= EXERCISE =
Begin with the line that contains "Write the matplotlib code for this chart." and continue down through the line that contains "18.4, 17.9, 17.6, 17.2, 16.4, 15.0, 12.8]"; reproduce those lines exactly and only those.

= EXTRACTED RECORDS =
* * *
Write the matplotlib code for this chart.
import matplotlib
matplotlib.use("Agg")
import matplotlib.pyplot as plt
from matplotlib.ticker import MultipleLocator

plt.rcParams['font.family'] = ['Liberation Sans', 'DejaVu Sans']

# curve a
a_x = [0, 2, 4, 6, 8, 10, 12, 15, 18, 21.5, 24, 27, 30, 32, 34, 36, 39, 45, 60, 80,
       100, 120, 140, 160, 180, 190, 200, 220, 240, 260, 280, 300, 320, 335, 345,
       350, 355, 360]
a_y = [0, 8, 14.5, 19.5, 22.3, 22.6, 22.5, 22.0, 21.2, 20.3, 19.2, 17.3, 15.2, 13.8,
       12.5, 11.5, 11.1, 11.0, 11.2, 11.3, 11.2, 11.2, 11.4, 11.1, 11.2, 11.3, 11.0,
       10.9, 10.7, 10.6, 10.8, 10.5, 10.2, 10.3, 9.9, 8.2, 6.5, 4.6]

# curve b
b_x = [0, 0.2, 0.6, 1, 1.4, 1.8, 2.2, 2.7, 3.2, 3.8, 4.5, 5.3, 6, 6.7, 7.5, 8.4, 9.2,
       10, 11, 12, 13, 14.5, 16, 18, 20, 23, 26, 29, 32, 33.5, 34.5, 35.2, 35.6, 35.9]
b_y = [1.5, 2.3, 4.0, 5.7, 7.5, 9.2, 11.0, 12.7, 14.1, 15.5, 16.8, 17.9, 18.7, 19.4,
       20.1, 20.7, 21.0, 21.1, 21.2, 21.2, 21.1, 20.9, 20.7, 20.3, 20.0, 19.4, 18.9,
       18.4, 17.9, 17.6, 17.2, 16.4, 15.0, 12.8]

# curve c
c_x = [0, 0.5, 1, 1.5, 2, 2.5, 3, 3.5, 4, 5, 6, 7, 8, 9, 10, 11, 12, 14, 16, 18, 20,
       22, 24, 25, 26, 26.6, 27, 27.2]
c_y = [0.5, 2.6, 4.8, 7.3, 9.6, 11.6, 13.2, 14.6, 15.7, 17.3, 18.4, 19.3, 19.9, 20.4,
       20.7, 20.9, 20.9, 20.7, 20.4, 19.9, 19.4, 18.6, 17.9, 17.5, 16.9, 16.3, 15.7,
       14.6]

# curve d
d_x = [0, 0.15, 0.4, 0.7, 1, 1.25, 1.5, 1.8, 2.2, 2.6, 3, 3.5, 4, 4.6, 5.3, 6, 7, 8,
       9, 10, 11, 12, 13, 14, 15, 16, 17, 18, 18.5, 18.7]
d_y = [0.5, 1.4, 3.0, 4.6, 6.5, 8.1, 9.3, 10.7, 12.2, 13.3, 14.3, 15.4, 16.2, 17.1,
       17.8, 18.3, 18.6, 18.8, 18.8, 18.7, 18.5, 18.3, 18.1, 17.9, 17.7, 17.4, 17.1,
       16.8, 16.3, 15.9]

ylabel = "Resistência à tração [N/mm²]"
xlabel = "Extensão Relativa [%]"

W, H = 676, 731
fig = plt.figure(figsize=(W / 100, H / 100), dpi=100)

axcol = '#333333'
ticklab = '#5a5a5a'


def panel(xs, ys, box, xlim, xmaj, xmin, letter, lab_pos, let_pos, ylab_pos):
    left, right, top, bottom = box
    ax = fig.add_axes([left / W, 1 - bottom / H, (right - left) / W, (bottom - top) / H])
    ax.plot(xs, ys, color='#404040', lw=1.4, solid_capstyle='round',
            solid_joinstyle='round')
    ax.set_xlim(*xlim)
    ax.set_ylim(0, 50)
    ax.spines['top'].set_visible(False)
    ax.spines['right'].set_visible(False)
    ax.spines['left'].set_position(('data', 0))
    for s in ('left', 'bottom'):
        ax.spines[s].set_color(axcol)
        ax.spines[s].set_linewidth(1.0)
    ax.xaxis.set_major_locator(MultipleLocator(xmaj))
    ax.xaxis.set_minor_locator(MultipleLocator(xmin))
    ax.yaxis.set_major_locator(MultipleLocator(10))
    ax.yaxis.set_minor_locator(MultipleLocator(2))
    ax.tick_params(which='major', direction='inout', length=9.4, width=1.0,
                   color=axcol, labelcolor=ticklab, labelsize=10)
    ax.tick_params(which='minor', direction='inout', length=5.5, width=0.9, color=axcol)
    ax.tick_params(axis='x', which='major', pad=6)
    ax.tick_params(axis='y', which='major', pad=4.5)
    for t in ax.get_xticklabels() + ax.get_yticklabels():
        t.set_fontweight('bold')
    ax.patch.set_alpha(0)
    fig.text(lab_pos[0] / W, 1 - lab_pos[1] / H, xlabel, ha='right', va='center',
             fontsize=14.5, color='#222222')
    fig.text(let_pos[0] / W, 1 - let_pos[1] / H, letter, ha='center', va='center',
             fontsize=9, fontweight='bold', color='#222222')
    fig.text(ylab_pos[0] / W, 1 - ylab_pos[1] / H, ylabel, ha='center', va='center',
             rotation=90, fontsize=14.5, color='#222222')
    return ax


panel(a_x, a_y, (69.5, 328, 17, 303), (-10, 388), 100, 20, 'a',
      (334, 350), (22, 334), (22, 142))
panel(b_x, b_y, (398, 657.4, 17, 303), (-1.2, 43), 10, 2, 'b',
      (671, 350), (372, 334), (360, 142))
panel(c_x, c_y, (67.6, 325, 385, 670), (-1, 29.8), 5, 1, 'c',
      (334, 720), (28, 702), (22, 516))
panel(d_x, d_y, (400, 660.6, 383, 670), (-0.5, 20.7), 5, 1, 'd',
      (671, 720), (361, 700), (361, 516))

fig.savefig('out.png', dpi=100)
* * *
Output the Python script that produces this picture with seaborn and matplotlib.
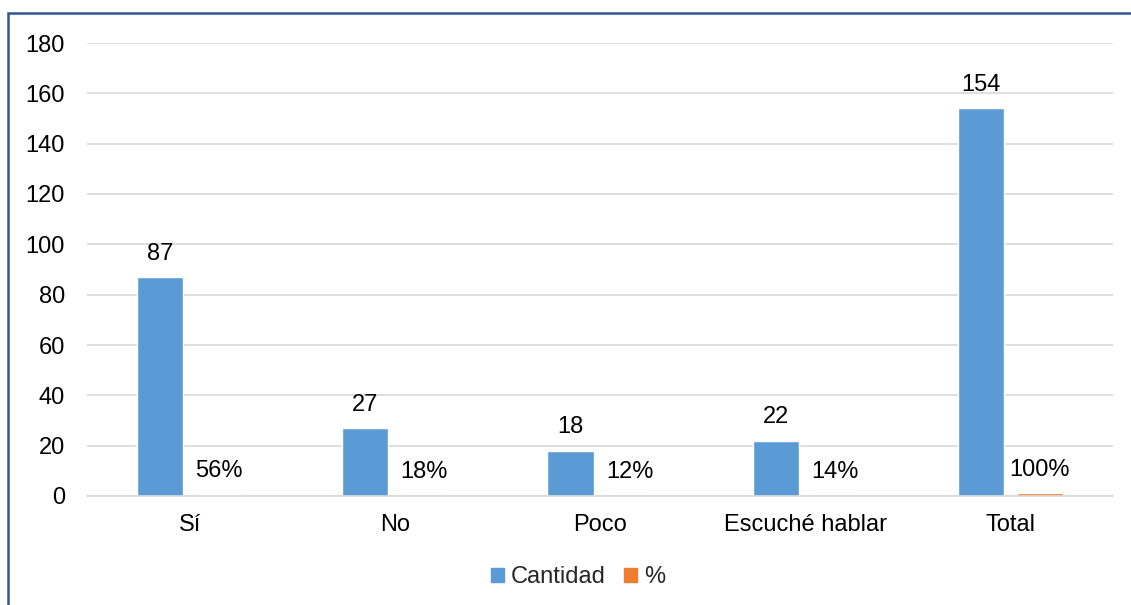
* * *
= SOLUTION =
Write the matplotlib code for this chart.
import matplotlib
matplotlib.use("Agg")
import matplotlib.pyplot as plt
from matplotlib.ticker import MultipleLocator

plt.rcParams['font.family'] = ['Liberation Sans', 'DejaVu Sans']

# curve a
a_x = [0, 2, 4, 6, 8, 10, 12, 15, 18, 21.5, 24, 27, 30, 32, 34, 36, 39, 45, 60, 80,
       100, 120, 140, 160, 180, 190, 200, 220, 240, 260, 280, 300, 320, 335, 345,
       350, 355, 360]
a_y = [0, 8, 14.5, 19.5, 22.3, 22.6, 22.5, 22.0, 21.2, 20.3, 19.2, 17.3, 15.2, 13.8,
       12.5, 11.5, 11.1, 11.0, 11.2, 11.3, 11.2, 11.2, 11.4, 11.1, 11.2, 11.3, 11.0,
       10.9, 10.7, 10.6, 10.8, 10.5, 10.2, 10.3, 9.9, 8.2, 6.5, 4.6]

# curve b
b_x = [0, 0.2, 0.6, 1, 1.4, 1.8, 2.2, 2.7, 3.2, 3.8, 4.5, 5.3, 6, 6.7, 7.5, 8.4, 9.2,
       10, 11, 12, 13, 14.5, 16, 18, 20, 23, 26, 29, 32, 33.5, 34.5, 35.2, 35.6, 35.9]
b_y = [1.5, 2.3, 4.0, 5.7, 7.5, 9.2, 11.0, 12.7, 14.1, 15.5, 16.8, 17.9, 18.7, 19.4,
       20.1, 20.7, 21.0, 21.1, 21.2, 21.2, 21.1, 20.9, 20.7, 20.3, 20.0, 19.4, 18.9,
       18.4, 17.9, 17.6, 17.2, 16.4, 15.0, 12.8]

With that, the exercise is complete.